----- Data section

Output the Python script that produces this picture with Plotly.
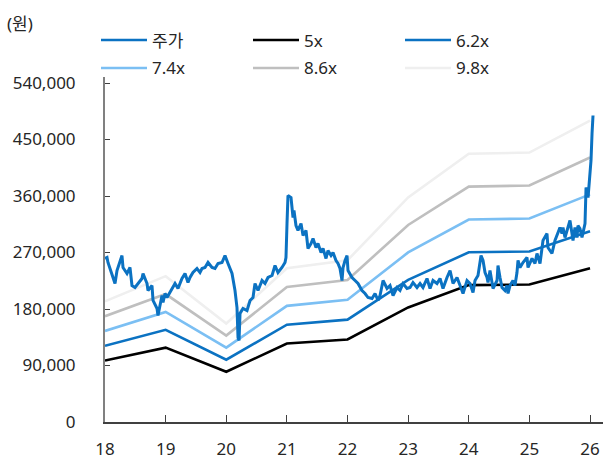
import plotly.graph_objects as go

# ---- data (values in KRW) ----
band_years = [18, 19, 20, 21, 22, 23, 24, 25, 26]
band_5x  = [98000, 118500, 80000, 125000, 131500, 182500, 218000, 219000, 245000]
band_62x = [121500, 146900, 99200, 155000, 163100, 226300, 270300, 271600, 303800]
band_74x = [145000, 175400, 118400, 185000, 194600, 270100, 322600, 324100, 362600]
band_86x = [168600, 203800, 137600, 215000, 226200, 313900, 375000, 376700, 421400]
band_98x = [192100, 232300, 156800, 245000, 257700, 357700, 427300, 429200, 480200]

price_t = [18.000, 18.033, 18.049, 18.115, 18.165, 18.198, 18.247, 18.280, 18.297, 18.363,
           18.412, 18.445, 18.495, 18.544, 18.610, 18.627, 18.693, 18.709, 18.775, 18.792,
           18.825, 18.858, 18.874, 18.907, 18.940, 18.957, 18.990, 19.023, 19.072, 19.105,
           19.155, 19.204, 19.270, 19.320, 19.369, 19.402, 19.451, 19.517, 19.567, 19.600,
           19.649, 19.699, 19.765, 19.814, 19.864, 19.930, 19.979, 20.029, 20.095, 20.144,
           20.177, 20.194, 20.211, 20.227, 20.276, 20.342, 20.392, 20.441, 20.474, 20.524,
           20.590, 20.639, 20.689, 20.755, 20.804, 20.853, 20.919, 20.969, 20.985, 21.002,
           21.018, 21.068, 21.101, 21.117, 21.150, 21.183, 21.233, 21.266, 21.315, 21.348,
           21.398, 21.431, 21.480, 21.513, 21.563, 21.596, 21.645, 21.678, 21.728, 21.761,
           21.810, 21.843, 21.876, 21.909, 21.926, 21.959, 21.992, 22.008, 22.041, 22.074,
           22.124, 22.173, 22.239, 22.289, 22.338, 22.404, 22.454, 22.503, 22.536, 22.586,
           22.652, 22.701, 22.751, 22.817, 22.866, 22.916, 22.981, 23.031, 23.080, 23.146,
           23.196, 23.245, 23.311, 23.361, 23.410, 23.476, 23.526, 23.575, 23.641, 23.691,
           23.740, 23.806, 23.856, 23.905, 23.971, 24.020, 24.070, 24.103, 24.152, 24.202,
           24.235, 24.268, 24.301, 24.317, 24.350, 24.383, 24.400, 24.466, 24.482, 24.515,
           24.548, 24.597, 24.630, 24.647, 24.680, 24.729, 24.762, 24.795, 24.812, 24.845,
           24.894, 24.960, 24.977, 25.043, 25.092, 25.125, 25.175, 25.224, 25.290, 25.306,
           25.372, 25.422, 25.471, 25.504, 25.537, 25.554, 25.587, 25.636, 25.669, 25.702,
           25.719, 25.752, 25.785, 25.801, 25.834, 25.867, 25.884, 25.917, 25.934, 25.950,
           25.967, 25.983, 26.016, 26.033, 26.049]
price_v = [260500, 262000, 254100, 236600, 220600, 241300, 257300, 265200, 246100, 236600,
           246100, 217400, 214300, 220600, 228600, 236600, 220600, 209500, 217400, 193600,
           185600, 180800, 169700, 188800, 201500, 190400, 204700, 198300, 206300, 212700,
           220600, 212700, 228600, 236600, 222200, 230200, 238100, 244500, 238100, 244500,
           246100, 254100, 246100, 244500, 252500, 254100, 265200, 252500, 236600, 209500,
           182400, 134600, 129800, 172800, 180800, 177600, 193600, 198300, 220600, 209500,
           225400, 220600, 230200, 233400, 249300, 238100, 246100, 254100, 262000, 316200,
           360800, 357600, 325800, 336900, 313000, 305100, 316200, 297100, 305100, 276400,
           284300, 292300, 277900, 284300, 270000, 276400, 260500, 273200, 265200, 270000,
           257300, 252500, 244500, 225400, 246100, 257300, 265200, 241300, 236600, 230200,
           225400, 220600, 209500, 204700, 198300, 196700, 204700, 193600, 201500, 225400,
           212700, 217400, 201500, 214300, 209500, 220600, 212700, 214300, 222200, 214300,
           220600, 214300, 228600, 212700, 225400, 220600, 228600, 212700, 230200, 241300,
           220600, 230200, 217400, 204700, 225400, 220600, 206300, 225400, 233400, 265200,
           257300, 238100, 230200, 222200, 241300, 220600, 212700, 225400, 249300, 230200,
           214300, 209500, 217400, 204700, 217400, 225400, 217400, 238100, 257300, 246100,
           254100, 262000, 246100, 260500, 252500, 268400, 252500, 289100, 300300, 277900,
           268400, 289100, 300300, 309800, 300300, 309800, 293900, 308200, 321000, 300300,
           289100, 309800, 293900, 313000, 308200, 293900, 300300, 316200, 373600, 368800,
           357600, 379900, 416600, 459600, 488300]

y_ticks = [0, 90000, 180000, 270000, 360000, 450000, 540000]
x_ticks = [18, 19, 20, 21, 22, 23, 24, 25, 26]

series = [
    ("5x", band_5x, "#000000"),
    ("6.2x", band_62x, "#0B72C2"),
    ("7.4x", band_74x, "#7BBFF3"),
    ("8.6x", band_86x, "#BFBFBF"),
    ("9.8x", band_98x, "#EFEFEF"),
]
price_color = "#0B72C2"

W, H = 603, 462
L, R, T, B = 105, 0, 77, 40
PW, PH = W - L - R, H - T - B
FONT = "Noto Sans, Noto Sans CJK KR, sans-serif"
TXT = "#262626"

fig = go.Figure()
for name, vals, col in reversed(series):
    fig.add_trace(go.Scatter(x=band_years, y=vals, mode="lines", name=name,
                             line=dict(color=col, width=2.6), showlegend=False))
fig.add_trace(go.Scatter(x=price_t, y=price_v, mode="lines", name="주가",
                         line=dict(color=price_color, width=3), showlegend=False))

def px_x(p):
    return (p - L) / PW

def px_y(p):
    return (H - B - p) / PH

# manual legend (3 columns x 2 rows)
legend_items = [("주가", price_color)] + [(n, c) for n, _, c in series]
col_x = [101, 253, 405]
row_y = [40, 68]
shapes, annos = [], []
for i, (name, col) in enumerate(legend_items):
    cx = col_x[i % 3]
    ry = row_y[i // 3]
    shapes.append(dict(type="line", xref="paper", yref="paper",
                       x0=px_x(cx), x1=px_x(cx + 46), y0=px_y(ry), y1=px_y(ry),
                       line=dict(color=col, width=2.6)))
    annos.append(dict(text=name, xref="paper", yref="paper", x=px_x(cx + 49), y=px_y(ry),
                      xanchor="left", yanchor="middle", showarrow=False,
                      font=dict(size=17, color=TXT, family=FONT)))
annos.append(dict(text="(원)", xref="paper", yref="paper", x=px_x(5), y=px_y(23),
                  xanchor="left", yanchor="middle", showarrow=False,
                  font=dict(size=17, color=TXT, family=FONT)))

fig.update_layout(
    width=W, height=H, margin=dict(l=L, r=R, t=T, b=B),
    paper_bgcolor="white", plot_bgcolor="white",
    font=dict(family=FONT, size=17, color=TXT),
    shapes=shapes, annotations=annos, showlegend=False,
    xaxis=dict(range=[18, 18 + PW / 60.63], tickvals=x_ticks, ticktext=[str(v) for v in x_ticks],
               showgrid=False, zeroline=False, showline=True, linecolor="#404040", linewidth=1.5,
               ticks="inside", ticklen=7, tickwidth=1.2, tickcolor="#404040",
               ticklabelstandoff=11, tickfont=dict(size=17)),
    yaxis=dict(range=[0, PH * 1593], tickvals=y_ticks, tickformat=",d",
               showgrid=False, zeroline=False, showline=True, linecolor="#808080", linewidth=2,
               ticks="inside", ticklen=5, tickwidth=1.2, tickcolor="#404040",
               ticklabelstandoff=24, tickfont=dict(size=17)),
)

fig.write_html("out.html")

----------

The request - Starting at the first line of the material, output exactly the lines up to and including the one with "427300, 429200, 480200]". Do not include the pictures.

Response to this exercise -
Output the Python script that produces this picture with Plotly.
import plotly.graph_objects as go

# ---- data (values in KRW) ----
band_years = [18, 19, 20, 21, 22, 23, 24, 25, 26]
band_5x  = [98000, 118500, 80000, 125000, 131500, 182500, 218000, 219000, 245000]
band_62x = [121500, 146900, 99200, 155000, 163100, 226300, 270300, 271600, 303800]
band_74x = [145000, 175400, 118400, 185000, 194600, 270100, 322600, 324100, 362600]
band_86x = [168600, 203800, 137600, 215000, 226200, 313900, 375000, 376700, 421400]
band_98x = [192100, 232300, 156800, 245000, 257700, 357700, 427300, 429200, 480200]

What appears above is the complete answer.